人気お笑い芸人は全国から引っ張りだこだし、一年中踊れる場所には人びとが群がる。
これからの季節、祭りや盆踊りに老若男女が集う。一番いいのは、笑って踊れることかもしれない。

●「笑い瞑想のやり方」(和尚の本の抜粋)

・・・毎朝、目ざめるとき目を開くまえに猫のように体を伸ばします。
体のあらゆる筋を伸ばしましょう。3、4分体を伸ばしたら、目を閉じたまま笑いはじめます。5分間、ただ笑います。最初はあなたがそれをやっているでしょう。けれども、まもなく、試みの笑いが本物の笑いを引き起こします。笑いのなかで我を忘れましょう。ほんとうの笑いが起こるまには数日を要するかもしれません。なぜなら、私たちはこのような笑いに不慣れだからです。しかし、遠からず、それは自然なものになるでしょう。そうなれば、この笑いはあなたのその日一日の質をすっかり変えてしまうでしょう。
・・・

●正直いって、私はまだ「新瞑想法入門」という本を最後まで読み終わっていない。笑いの瞑想もまだやってみたことがない。

それどころか、まだ読み始めたばかりにすぎないのに、こんな部分的な紹介をする資格があるのかどうか。

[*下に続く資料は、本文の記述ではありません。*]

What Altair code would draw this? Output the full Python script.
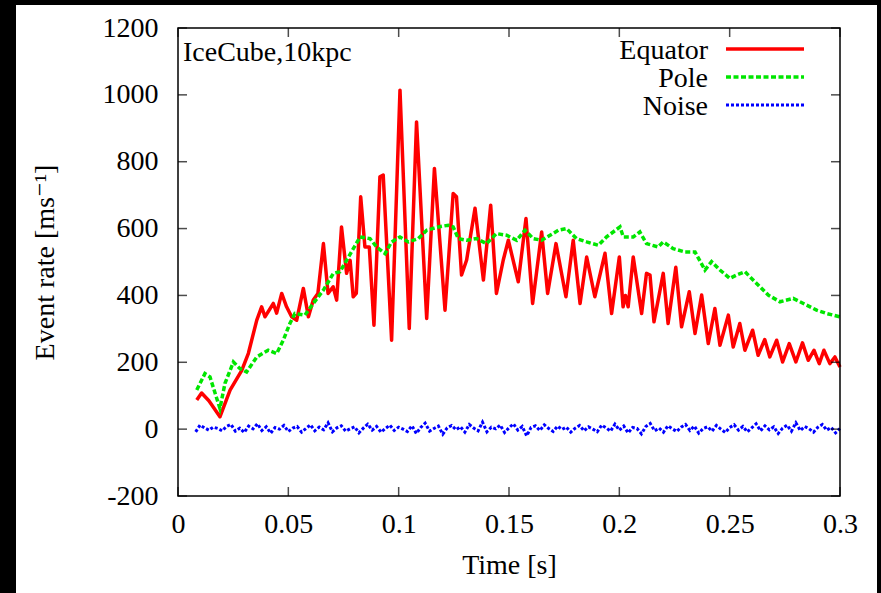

ただ、この本が説く「正しい瞑想とは自分にあった実践的な瞑想法である」という柔軟な考え方が気に入っている。
日常生活に取り入れてこそ瞑想は生きる。
キリストもマホメットも説かなかったのは瞑想である。だが、ブッダや彼らを含む精神指導者のすべてが瞑想を実践していることに注目したい。

瞑想をマスターすることが大切なことではなかろうか。